When planning my activities this month, I craftily set myself up for an 8 a.m. weekend volunteering stint just after having gotten back from six days in Hawaii.
"I figured I'd be up early anyway," I reasoned. It had to be explained to me that since Hawaii runs three hours earlier than California, that what I had done actually made no sense. "It actually feels worse for you to be getting up early on the West Coast now," I was told. "It would feel like five in the morning to you." Gee, that explains the two-hour nap I took today, after flying in from O'ahu last night. I wondered why I was so tired!
I have a degree from a very respectable university and most of the time seem like a perfectly intelligent human being. But certain areas, such as time zones, turn me into a complete mouth-breather. The whole of geography and spatial relations is a realm of mystery.
One of our companions in Hawaii happened to be a former coworker of mine at a news Web site. At one point he lamented the stunning mistakes that some of his colleagues make these days.
"Remember that news quiz they used to give to job candidates?" he said to me. "I don't know what happened to that.

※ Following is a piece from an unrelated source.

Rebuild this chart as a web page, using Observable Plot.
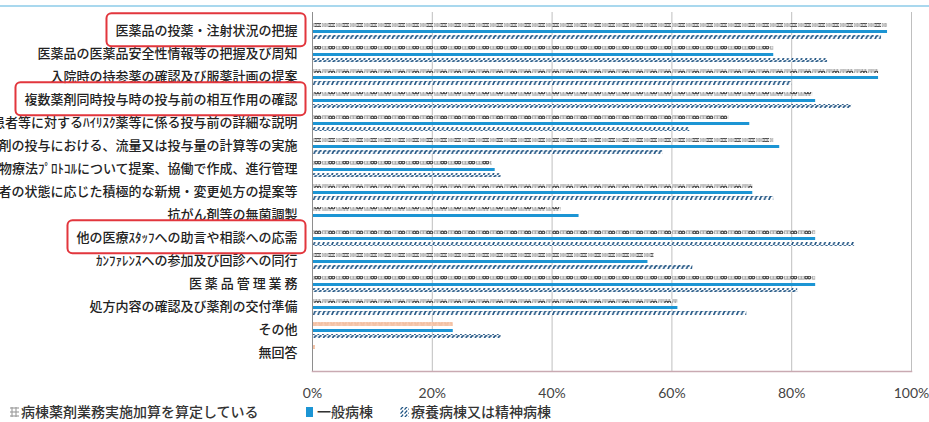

These are people who couldn't pick out Kuala Lumpur on a map!" He said this with earnest incredulity.
I let that sit for a moment before coming clean. "They never gave me that quiz," I said. "I got hired before they instituted it." I was having a good day and happened to know that Kuala Lumpur was in Malaysia, but if you ask me where Malayasia is on a map, there's a chance I'd point to Tibet. Or maybe Mexico.
"I would have failed that test, and I was the world editor at one point," I confessed. Our friend politely ignored me and continued to critique his coworkers.
There must be something adaptive about the fact that my brain cannot process which way east is, but can still sing a Pop Tarts commercial from 1987. I'm not sure what that adaptive quality is, but I'm open to ideas.